Hacker News new | ask | show | jobs
by orclev 4643 days ago
A far more thorough response than I expected to see. It does look like, best case scenario his instance was compromised and being used for malicious purposes, worst case scenario he was actively doing something malicious himself. In either case taking the compromised/malicious instance offline is the appropriate first response in the case of an active attack underway.

I think I have to agree with a comment someone else made in the previous thread about this, with the rise of cheap VPS services we're seeing an influx of people unqualified and unprepared to run their own internet routable servers and things like this are the outcome of that. When you choose to stand up a VPS with a service like DO you take on the responsibility of keeping it secure and preventing it from engaging in malicious activity. If you fail at that task, the consequence is your servers will be shutdown for the good of the internet as a whole. If you are either unprepared or incapable of dealing with that responsibility you should be paying for a hosting service that's prepared to offer those services for you.
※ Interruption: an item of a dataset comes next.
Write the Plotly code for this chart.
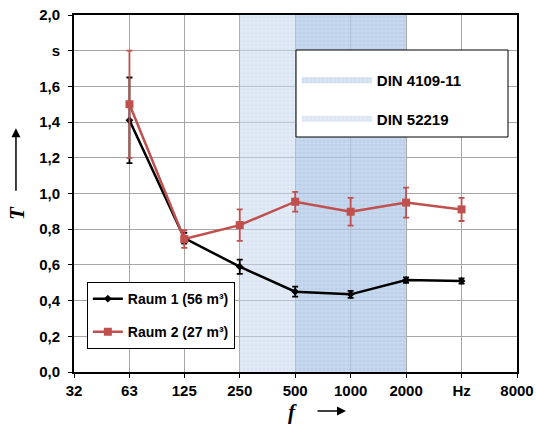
import plotly.graph_objects as go
import math

# Data
freqs = [63, 125, 250, 500, 1000, 2000, 4000]
tick_vals = [31.5, 63, 125, 250, 500, 1000, 2000, 4000, 8000]
tick_text = ["32", "63", "125", "250", "500", "1000", "2000", "Hz", "8000"]
raum1 = [1.41, 0.75, 0.59, 0.45, 0.435, 0.515, 0.51]
raum1_err = [0.24, 0.03, 0.04, 0.028, 0.02, 0.015, 0.015]
raum2 = [1.50, 0.745, 0.823, 0.954, 0.898, 0.949, 0.911]
raum2_err = [0.30, 0.05, 0.088, 0.055, 0.078, 0.084, 0.065]
y_tick_vals = [0, 0.2, 0.4, 0.6, 0.8, 1.0, 1.2, 1.4, 1.6, 1.8, 2.0]
y_tick_text = ["0,0", "0,2", "0,4", "0,6", "0,8", "1,0", "1,2", "1,4", "1,6", "s", "2,0"]
din52219_range = [250, 2000]
din4109_range = [500, 2000]

BOLD = dict(family="Liberation Sans, Arial", size=15, color="black", weight="bold")

fig = go.Figure()

fig.add_trace(go.Scatter(
    x=[din52219_range[0], din52219_range[1], din52219_range[1], din52219_range[0]],
    y=[0, 0, 2, 2], fill="toself", mode="none", name="DIN 52219",
    fillpattern=dict(shape="+", fgcolor="rgba(165,192,228,0.55)", bgcolor="rgba(205,220,240,0.55)",
                     size=4, solidity=0.3),
    legend="legend2", legendrank=2, legendgroup="b", hoverinfo="skip"))
fig.add_trace(go.Scatter(
    x=[din4109_range[0], din4109_range[1], din4109_range[1], din4109_range[0]],
    y=[0, 0, 2, 2], fill="toself", mode="none", name="DIN 4109-11",
    fillpattern=dict(shape="+", fgcolor="rgba(120,155,205,0.45)", bgcolor="rgba(165,192,228,0.4)",
                     size=4, solidity=0.3),
    legend="legend2", legendrank=1, legendgroup="a", hoverinfo="skip"))

fig.add_trace(go.Scatter(
    x=freqs, y=raum1, name="Raum 1 (56 m³)", mode="lines+markers",
    line=dict(color="black", width=2.5),
    marker=dict(symbol="diamond", size=6, color="black"),
    error_y=dict(type="data", array=raum1_err, color="black", thickness=1.8, width=3),
    legendgroup="r1"))
fig.add_trace(go.Scatter(
    x=freqs, y=raum2, name="Raum 2 (27 m³)", mode="lines+markers",
    line=dict(color="#c0504d", width=2.5),
    marker=dict(symbol="square", size=8, color="#c0504d"),
    error_y=dict(type="data", array=raum2_err, color="#c0504d", thickness=1.8, width=3),
    legendgroup="r2"))

fig.update_layout(
    width=536, height=427,
    margin=dict(l=74, r=19, t=15, b=55, autoexpand=False),
    paper_bgcolor="white", plot_bgcolor="white",
    showlegend=True,
    legend=dict(x=0.029, y=0.252, xanchor="left", yanchor="top",
                bgcolor="white", bordercolor="black", borderwidth=1,
                font=dict(family="Liberation Sans, Arial", size=14, color="black", weight="bold"),
                tracegroupgap=12, itemwidth=30),
    legend2=dict(x=0.503, y=0.863, xanchor="left", yanchor="top",
                 bgcolor="rgba(0,0,0,0)", borderwidth=0,
                 font=dict(family="Liberation Sans, Arial", size=15, color="black", weight="bold"),
                 tracegroupgap=16, itemwidth=70),
    xaxis=dict(type="log", range=[math.log10(31.5), math.log10(8000)],
               tickvals=tick_vals, ticktext=tick_text, tickfont=BOLD, automargin=False,
               showgrid=True, gridcolor="#a6a6a6", gridwidth=1,
               showline=True, linecolor="black", linewidth=2, mirror=True,
               ticks="outside", ticklen=4, tickcolor="black", zeroline=False),
    yaxis=dict(range=[0, 2.0], tickvals=y_tick_vals, ticktext=y_tick_text, tickfont=BOLD,
               automargin=False, ticklabelstandoff=5,
               showgrid=True, gridcolor="#a6a6a6", gridwidth=1,
               showline=True, linecolor="black", linewidth=2, mirror=True,
               ticks="outside", ticklen=4, tickcolor="black", zeroline=False),
)

# box behind the DIN legend
fig.add_shape(type="rect", xref="paper", yref="paper", layer="above",
              x0=(296 - 74) / 443, x1=(508 - 74) / 443,
              y0=(372 - 137) / 357, y1=(372 - 50) / 357,
              fillcolor="white", line=dict(color="black", width=1))

fig.add_annotation(xref="paper", yref="paper", x=-0.129, y=0.445, text="<b><i>T</i></b>",
                   showarrow=False, textangle=-90, xanchor="center", yanchor="middle",
                   font=dict(family="Liberation Serif, Times New Roman", size=21, color="black"))
fig.add_annotation(xref="paper", yref="paper", x=-0.131, y=0.683, ax=0, ay=64, text="",
                   showarrow=True, arrowhead=2, arrowsize=1.2, arrowwidth=1.5, arrowcolor="black")
fig.add_annotation(xref="paper", yref="paper", x=0.494, y=-0.112, text="<b><i>f</i></b>",
                   showarrow=False, xanchor="center", yanchor="middle",
                   font=dict(family="Liberation Serif, Times New Roman", size=21, color="black"))
fig.add_annotation(xref="paper", yref="paper", x=0.614, y=-0.109, ax=-30, ay=0, text="",
                   showarrow=True, arrowhead=2, arrowsize=1.2, arrowwidth=1.5, arrowcolor="black")

fig.write_html("out.html", config={"displayModeBar": False},
               post_script="document.body.style.margin='0';document.body.style.overflow='hidden';")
I say this as someone that currently has accounts with a number of VPS providers where I do take the responsibility of managing my servers seriously, as well as previously helping to administer a server that was compromised and taken offline until such a time as we had performed a full audit and verified our code on a new instance.

You should be prepared to treat a compromise of your servers the same as any other form of disaster. Treat it the same as if a flood happened and took out the facility you were hosted out of. You should have a backup plan in place so you can roll over to your backup until such time as you can fix the "broken" server, or else accept the downtime.